The only exception can be found among people from Bangladeshi backgrounds in smaller towns and cities who die at slightly higher rates than white Britons.

In London, for example, the ONS’s analysis suggested that 963 white Britons out of a group of 100,000 would die in a year.

In a group of 100,000 people of Pakistani heritage, who had the secondest highest mortality rate, 834 would die.

For those of Chinese ethnicity, 612 out of 100,000 on average die in a year – more than a third fewer than white Britons.

The data, which covers the period March 2021 to May 2023, controls for differences in age and the absolute number of people in each ethnic group, meaning mortality was not higher simply because there are more white Britons in the UK.

Experts said the disparity can at least in part be blamed on white Britons’ lifestyles, with smoking and drinking far more common among this group than among people from ethnic minority backgrounds.

Veena Raleigh, an epidemiologist and senior fellow at the King’s Fund, told The Telegraph: “Broadly speaking we find that ethnic minority groups in the UK have lower mortality and therefore higher life expectancy than than the white British population.

“They have lower rates of smoking and alcohol consumption, so they have slightly better lifestyles.”

Ms Raleigh said this was likely the result of a “mixture of cultural and religious influences”.

She said: “For smoking, the rates are much lower in ethnic minority women, and in particular South Asian groups.

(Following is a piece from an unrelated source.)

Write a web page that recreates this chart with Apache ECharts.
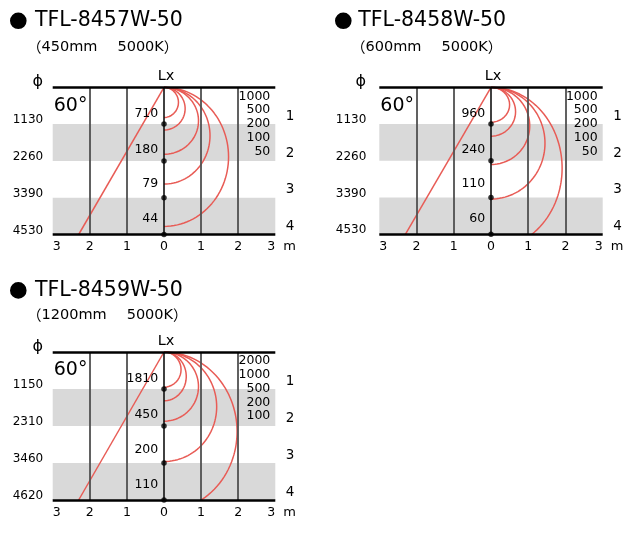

So there is definitely a strong cultural factor there and also [in relation to] alcohol consumption.”

Ms Raleigh noted that ethnic minorities typically also lived longer in other countries. One is what is known as the “healthy migrant effect”.

She said: “People who migrate, and very often they’re migrating for economic reasons, they tend to be more healthy and fit.”

Over time these differences fade, however. Immigrants and descendants of immigrants eventually adopt lifestyles similar to white Britons.

Ms Raleigh said: “This is apparent in second generation, UK-born ethnic minority groups. People change their lifestyles over time. They may take up more smoking and so on.”

The ONS analysis confirms the resumption of a pattern going back many years that was disrupted during Covid when ethnic minorities died at a greater rate than white Britons.

Ms Raleigh said: “The way you can unpick the mortality data is the white British tend to have higher mortality from several leading causes of death like cancer and dementia whereas ethnic minorities have much lower rates of death or cancer and dementia.”

Separate research has also found that people from Bangladeshi and Pakistani backgrounds die at higher rates from many individual conditions like diabetes, strokes and chronic kidney disease.